We now arrive at a truly spectacular vista. One of the deepest questions in logic and philosophy is about determinism: does a given set of axioms pin down exactly one kind of universe (at a certain size), or does it allow for a plurality of different worlds? In logic, this is the question of ​​categoricity​​.

For countable theories, the answer is breathtakingly simple, and it is found by looking at our topological map. The Ryll-Nardzewski theorem tells us that a complete theory is $\aleph_0$-categorical (has only one countable model, up to isomorphism) if and only if for every $n$, its Stone space of $n$-types, $S_n(T)$, is ​​finite​​.

Think about what this means.
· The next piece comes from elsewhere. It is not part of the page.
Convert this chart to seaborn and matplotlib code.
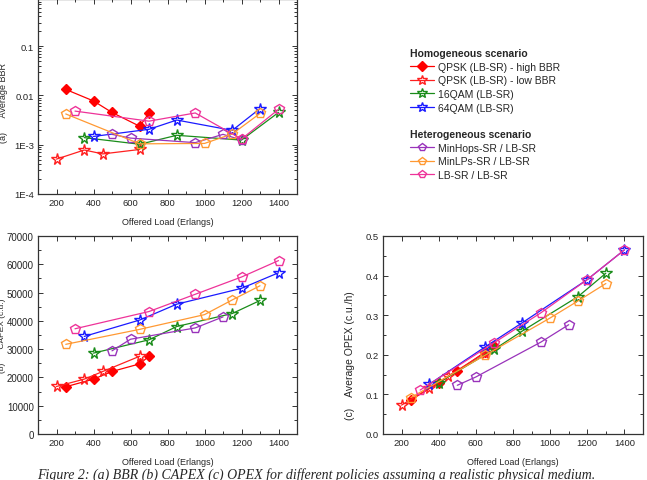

If the map of types is finite, then it must be discrete. Every point is an isolated point. Translating back to logic, this means every type is a principal type. As we've discussed, this forces any model to be an "atomic" one. It turns out that for a given theory, all countable atomic models are isomorphic. Since all types are principal, all countable models must be atomic, and therefore they must all be the same! The finiteness of the space forces a unique structure upon the universe.

What if the space is infinite? Then it must contain a non-isolated point (a non-principal type). And as we learned from the Omitting Types Theorem, this gives us the power to build different models: we can construct one model that realizes this non-principal type, and another that omits it. Voila, two distinct, non-isomorphic countable models. The theory is not categorical.

The entire question of whether a theory is deterministic or pluralistic boils down to a simple count: are there finitely or infinitely many points on the map? The cardinality of the Stone space becomes a ruler for classifying theories. The next level of classification comes from asking if the space is countable, which defines the vast and important class of $\omega$-stable theories. The geography of logic dictates its destiny.

Finally, it's worth remembering that these spaces are not just tools for logic; they are fascinating topological objects in their own right. They are always compact, Hausdorff, and totally disconnected. As we saw, the Cantor set is a canonical example.

This allows us to ask purely topological questions about them. For instance, do these spaces have the ​​Fixed Point Property​​? Brouwer's famous theorem states that any continuous map from a closed disk to itself must have a fixed point. Our totally disconnected spaces are very different from a disk, but perhaps their compactness is enough.

The answer is no. Consider the Cantor set again. If we define a continuous map that simply flips the set around its center point ($x \mapsto 1-x$), the only point that could possibly be fixed is the center itself, $x = 1/2$. But the center is in the very first "middle third" that was removed during the set's construction! So, this map has no fixed point. This reminds us that for all their utility, Stone spaces are genuinely strange creatures in the topological zoo.

From the syntax of a simple formula to the grand classification of logical theories, Stone spaces provide a bridge between two worlds. They allow us to use our geometric intuition to explore the abstract realm of reason. They reveal that the structure of logic is not an arbitrary set of rules, but a landscape with a rich and beautiful geography, waiting to be explored.